Finmeccanica has 54 engineers working in the United States on the JSF, and the value of that presence was being calculated as part of the percentage of work share. But the Italian industrial source was skeptical. "The engineers are restricted from seeing the whole project. They have gone from designing the entire wing of the Eurofighter to working on brackets on the JSF," he said. He suggested Italy would be better satisfied with its involvement if offered after-sales opportunities. "A final assembly line is feasible here, but only makes sense if coupled with maintenance and repair work. A positive solution on that, and on logistics support work, would increase the quality of the work." One senior Italian defense official was more optimistic about workshare. "We are fairly confident of reaching 65 percent [of the $1 billion investment], to which we can add a share of royalties on eventual sales and the advantage of nonrecurring costs.
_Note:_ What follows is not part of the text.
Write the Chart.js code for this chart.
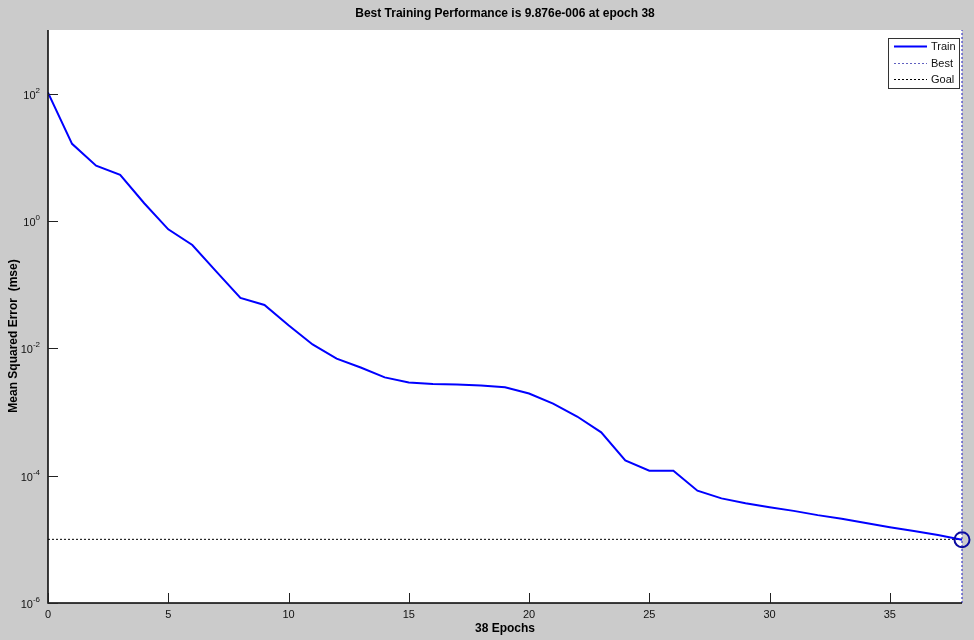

What we do still want is to be better recognized as the second partner to the U.S. on the program after the U.K." Lockheed's effort to give Italy workshare can continue throughout the development stage, thus into the next decade, but the Italian industrial source said answers are needed soon. "We are not convinced by commitments for work that is still some years off and still subject to export limitations."

Little Pullout Risk

Despite the reservations about work share, the senior defense official said Italy is unlikely to drop out entirely, as Norway threatened to do last month. "We want to stay in the program and get out of it that which we agreed with our U.S. counterparts," the official said. Besides, the aircraft is now a reasonably firm operational requirement for the Italian Air Force and Navy. While Norway is still juggling the option of the JSF with other combat jets like a multirole Eurofighter Typhoon, Italy is buying Eurofighters to fill an air-to-air role and has opted for the JSF to fill the ground-attack role. An order of 120 to 130 likely will replace its AMX bombers and Harriers, and a further 70 to 80 might replace its Tornados. "The STOVL [short takeoff and vertical landing] JSF is a must for the smaller-sized aircraft carrier arriving with the Navy, while the Air Force will take a mixed fleet of STOVL and regular JSFs," said the senior defense official. Italy's new 235-meter-long aircraft carrier, to be delivered in 2007, will accommodate 12 JSFs after the Navy's Harriers are phased out. Italy is likely to sign a memorandum of understanding to buy a certain number of JSFs not earlier than the end of 2005, said the Italian industrial source.